#### EXERCISE DESCRIPTION
Only the lines from the start up to and including the line containing "grid_b_nhw = np.arange(10, 89)" should be repeated, word for word.

#### AVAILABLE RECORDS
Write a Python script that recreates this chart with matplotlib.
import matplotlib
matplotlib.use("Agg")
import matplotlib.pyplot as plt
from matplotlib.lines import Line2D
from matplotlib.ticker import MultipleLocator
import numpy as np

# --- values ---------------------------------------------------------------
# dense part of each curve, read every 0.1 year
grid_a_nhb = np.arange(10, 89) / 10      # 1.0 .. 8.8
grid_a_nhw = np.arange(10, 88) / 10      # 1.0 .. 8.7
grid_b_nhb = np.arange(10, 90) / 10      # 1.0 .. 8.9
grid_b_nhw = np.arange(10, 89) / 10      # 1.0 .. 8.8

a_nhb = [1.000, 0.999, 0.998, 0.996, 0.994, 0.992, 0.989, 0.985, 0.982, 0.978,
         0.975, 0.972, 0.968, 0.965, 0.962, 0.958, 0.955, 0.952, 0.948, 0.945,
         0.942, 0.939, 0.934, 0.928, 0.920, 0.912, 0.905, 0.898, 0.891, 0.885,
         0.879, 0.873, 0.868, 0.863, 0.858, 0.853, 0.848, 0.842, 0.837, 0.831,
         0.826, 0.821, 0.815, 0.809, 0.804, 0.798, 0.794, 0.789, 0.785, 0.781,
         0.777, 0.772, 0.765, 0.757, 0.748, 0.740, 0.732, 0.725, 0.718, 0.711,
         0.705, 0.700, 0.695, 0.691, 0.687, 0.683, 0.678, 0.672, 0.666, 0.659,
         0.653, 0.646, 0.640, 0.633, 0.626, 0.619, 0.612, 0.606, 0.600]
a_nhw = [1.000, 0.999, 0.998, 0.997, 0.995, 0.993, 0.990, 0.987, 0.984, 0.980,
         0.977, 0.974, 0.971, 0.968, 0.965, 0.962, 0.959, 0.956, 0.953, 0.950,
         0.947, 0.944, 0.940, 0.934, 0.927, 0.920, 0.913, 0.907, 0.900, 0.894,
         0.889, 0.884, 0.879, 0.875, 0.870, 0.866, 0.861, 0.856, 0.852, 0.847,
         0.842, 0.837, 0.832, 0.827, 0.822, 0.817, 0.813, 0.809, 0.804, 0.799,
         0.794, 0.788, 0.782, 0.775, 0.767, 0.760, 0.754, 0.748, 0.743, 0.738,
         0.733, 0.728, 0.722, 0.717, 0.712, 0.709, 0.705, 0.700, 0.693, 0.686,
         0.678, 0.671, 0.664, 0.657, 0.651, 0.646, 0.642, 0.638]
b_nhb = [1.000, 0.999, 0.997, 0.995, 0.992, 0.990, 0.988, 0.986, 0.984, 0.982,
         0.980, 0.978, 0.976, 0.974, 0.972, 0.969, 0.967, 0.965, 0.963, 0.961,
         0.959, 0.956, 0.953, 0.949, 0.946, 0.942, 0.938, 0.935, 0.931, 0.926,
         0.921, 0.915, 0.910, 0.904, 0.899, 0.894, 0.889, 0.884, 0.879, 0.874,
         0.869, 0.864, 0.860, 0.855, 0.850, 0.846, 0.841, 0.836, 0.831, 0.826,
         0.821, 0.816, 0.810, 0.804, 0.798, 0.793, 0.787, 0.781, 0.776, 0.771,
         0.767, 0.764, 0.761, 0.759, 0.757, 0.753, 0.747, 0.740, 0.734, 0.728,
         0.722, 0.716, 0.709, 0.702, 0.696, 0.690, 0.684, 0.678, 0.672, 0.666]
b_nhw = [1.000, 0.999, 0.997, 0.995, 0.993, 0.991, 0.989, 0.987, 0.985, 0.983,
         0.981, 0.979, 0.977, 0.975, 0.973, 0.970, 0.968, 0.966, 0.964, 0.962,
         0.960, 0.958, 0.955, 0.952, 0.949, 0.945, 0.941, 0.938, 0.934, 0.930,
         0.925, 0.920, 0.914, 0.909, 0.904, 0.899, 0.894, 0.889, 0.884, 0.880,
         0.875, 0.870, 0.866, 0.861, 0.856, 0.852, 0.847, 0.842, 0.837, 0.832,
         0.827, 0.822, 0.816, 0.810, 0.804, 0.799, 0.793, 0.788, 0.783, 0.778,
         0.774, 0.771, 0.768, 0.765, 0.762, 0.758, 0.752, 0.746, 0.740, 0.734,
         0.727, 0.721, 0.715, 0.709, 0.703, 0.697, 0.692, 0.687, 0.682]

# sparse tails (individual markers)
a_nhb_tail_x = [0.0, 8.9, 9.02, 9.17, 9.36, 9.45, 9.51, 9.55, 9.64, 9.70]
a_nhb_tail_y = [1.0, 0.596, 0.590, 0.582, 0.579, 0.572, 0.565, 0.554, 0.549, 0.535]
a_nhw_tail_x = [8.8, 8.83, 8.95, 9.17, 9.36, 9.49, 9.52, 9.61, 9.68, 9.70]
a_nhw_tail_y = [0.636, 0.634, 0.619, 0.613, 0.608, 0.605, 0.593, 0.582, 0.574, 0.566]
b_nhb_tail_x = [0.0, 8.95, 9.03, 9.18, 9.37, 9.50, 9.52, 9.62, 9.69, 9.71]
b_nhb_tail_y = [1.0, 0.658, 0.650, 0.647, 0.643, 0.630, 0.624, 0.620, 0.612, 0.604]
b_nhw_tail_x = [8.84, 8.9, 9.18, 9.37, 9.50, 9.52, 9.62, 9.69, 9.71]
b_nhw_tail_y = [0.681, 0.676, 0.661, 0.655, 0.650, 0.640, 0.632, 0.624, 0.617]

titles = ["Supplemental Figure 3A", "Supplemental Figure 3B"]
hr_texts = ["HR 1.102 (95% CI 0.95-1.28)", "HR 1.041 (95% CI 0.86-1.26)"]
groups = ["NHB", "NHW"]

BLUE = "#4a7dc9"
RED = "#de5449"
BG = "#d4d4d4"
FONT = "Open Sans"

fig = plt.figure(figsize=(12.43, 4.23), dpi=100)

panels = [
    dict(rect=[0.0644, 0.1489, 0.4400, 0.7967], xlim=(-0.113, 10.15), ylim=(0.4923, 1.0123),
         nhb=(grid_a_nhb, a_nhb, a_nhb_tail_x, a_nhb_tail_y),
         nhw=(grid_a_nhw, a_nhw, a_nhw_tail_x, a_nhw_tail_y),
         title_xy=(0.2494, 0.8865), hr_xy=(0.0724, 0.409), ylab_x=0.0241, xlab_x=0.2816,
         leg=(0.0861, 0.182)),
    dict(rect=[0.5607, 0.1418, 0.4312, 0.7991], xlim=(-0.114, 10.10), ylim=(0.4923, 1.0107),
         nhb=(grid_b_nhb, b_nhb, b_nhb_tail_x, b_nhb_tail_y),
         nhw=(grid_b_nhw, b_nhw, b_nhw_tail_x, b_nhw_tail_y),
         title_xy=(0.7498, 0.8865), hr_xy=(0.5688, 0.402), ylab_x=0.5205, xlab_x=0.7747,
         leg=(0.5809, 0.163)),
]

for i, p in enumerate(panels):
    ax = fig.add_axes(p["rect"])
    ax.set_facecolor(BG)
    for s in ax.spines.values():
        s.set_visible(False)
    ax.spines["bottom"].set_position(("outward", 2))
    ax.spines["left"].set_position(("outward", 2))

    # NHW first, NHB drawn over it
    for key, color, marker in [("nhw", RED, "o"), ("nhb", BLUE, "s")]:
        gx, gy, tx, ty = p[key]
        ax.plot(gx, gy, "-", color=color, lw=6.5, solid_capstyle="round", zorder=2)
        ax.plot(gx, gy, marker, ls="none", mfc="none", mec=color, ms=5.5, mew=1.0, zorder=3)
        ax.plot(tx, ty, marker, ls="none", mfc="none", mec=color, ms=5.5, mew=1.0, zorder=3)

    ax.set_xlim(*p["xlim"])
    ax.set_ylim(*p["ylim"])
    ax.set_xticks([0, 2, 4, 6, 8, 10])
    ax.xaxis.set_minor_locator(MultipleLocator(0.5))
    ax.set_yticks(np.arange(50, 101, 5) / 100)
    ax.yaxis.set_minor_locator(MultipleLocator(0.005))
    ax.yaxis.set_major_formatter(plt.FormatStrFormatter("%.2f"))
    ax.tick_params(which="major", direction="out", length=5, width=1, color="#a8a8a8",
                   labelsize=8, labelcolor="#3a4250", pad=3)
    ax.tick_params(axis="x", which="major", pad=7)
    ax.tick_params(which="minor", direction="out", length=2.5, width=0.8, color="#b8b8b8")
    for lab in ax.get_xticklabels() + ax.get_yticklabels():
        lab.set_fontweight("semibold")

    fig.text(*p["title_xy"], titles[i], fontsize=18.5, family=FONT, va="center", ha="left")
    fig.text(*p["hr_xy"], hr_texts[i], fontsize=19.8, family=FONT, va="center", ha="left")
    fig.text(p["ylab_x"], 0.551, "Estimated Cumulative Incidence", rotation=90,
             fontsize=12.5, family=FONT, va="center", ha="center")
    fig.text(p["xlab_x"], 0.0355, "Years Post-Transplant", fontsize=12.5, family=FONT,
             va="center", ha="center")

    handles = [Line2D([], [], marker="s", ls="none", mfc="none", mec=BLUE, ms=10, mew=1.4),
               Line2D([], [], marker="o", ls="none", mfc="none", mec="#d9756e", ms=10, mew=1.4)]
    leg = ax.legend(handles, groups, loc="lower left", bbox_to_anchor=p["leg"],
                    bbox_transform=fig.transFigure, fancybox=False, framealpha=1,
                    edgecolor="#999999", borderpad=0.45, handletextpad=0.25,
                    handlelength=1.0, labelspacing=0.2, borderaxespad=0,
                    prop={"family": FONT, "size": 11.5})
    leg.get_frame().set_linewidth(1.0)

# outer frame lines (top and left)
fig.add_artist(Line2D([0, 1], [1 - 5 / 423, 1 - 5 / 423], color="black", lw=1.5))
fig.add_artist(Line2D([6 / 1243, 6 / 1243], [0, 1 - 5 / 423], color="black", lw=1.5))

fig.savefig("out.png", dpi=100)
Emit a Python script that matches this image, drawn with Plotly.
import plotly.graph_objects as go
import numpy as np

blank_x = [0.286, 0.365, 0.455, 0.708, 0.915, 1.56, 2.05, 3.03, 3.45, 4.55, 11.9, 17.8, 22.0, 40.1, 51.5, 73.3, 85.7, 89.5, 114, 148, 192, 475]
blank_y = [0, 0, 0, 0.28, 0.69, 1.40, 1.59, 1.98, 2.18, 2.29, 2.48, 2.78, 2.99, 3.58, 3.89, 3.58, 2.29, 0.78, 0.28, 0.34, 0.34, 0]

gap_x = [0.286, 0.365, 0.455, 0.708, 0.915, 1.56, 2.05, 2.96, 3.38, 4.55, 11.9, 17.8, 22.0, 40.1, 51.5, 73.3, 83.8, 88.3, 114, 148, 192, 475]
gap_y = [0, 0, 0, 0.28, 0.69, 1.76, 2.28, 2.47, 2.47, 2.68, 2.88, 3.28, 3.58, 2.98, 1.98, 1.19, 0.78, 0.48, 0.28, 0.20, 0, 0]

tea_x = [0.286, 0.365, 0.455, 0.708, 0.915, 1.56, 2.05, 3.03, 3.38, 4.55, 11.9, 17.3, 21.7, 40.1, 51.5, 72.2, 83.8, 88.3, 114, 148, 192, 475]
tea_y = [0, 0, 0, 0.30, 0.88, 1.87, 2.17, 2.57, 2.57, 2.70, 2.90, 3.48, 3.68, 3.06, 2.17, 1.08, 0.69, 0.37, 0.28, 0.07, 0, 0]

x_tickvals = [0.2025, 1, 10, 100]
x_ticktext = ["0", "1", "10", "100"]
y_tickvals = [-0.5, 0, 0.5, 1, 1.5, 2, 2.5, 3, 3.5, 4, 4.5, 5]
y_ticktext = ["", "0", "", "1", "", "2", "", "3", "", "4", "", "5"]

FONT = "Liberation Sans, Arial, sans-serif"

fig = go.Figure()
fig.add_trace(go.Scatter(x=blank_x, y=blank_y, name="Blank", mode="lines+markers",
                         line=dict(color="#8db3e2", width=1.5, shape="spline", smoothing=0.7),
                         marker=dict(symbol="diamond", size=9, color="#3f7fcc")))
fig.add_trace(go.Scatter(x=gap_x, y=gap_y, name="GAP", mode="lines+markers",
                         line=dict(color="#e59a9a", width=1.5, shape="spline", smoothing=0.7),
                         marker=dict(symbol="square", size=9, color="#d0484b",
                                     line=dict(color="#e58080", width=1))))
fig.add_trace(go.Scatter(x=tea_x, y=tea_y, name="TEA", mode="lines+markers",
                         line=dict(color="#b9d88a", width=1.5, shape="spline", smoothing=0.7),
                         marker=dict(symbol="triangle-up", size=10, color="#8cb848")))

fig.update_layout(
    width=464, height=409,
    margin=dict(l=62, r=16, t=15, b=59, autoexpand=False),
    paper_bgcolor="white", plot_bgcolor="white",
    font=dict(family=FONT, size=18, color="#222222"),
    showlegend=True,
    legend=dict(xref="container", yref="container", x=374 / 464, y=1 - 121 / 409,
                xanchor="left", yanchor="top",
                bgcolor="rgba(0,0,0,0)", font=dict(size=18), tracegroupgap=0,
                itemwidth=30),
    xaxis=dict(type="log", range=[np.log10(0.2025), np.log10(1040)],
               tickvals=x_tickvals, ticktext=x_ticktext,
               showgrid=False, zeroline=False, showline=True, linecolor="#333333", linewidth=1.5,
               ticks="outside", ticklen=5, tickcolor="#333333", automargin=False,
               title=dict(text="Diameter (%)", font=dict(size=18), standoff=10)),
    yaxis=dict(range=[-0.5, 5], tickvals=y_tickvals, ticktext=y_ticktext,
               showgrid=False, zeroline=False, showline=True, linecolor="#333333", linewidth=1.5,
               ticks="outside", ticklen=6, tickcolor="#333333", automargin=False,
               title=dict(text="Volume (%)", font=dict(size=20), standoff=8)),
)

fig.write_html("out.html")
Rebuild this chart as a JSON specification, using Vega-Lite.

#### SOLVED PROBLEM
Write a Python script that recreates this chart with matplotlib.
import matplotlib
matplotlib.use("Agg")
import matplotlib.pyplot as plt
from matplotlib.lines import Line2D
from matplotlib.ticker import MultipleLocator
import numpy as np

# --- values ---------------------------------------------------------------
# dense part of each curve, read every 0.1 year
grid_a_nhb = np.arange(10, 89) / 10      # 1.0 .. 8.8
grid_a_nhw = np.arange(10, 88) / 10      # 1.0 .. 8.7
grid_b_nhb = np.arange(10, 90) / 10      # 1.0 .. 8.9
grid_b_nhw = np.arange(10, 89) / 10      # 1.0 .. 8.8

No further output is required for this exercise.